Friday, November 19, 2010

Starting Again

I had a completely different race experience at Sunday's Big Sur Half Marathon. I didn’t run, I was the race’s official starter.
I don't usually go to races just to watch, so being the starter gave me an entirely different perspective on things. I was amazed at all the runners, watching them go by wave after wave.
But I have to say I prefer to be racing.
In a way, I’m off to a new start. I had been scheduled to run in the New York City Marathon a few weeks ago, my first marathon since having Quin. But that plan changed when I suffered a calf injury.
Aside from just missing qualifying for the Olympic Team in 2004, not making the starting line in New York was the most devastating thing in my career over the past 15 years. The kicker is that I was feeling the best I had in years. Nothing hurt and workouts were getting better and better. As my Vietnam vet coach would say, I finally had some bullets in my gun, and I was ready for war.
It has been hard to get back into training since. I had a little post-marathon depression. People don’t realize how hard it is, how much you have to put yourself mentally into running.
When you’re a competitor you point your training to a goal. When you get hurt, you have to adjust. You have to go to Plan B, or Plan C.
With the help of family, friends and especially Quin (it’s pretty hard to be in a bad mood too long when you have a little person running around), I am out of my funk and looking ahead. I’m looking at doing a marathon in the spring.
This week I returned to track workouts for the first time since the injury, and things are going pretty well.
Coming back from the pregnancy was actually tougher. When I started training after having Quin I felt like I had never run before. It was just horrible.
I tell people who have just begun running it might take a couple of months before they can get the aerobic fitness to really enjoy it, to get to the point where it feels effortless. When things aren’t going right, one of the first things that pops into your head is to give up and do something different. That happened to me after I had Quin.
I had to remind myself that you don’t just lose your talent. You have to know that it’s still in there somewhere. And I know the Olympics are so close, and in a way I’m so ready. I know I’d be disappointed later if I gave up now.
So I start again.


  1. You are a runner. You will run.

    You have inspired me, and so many others. No matter what, that positive effect you've had on people (most of all, Quin) will always be there.

  2. Go Blake go!

    Excited to follow along on your blog :-) Hi to Jon and Quin from us!

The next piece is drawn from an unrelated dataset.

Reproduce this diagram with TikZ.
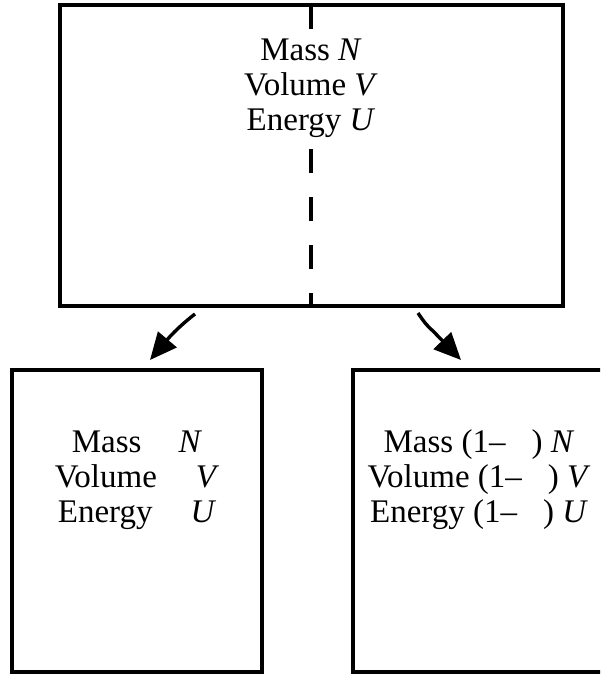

  3. Hi Blake -- I'm an adult-onset athlete and new to running (just ran my first marathon in October this year). I'm looking forward to following your blog and rooting for you when (not if!) you run in London!

  4. Blake...this is great, very excited to follow your progress as a a runner and rock, girl!

  5. I'll enjoy following your new blog :) I'm a mom (of a 3 year old girl) and aspiring Olympic Marathoner too. It's great to hear from a rad chick that can do it all!

    I was on the starting line at the Big Sur Half and was very excited to hear that you'd be starting the race. I got second at Big Sur, but my big race is in a few weeks at California International Marathon.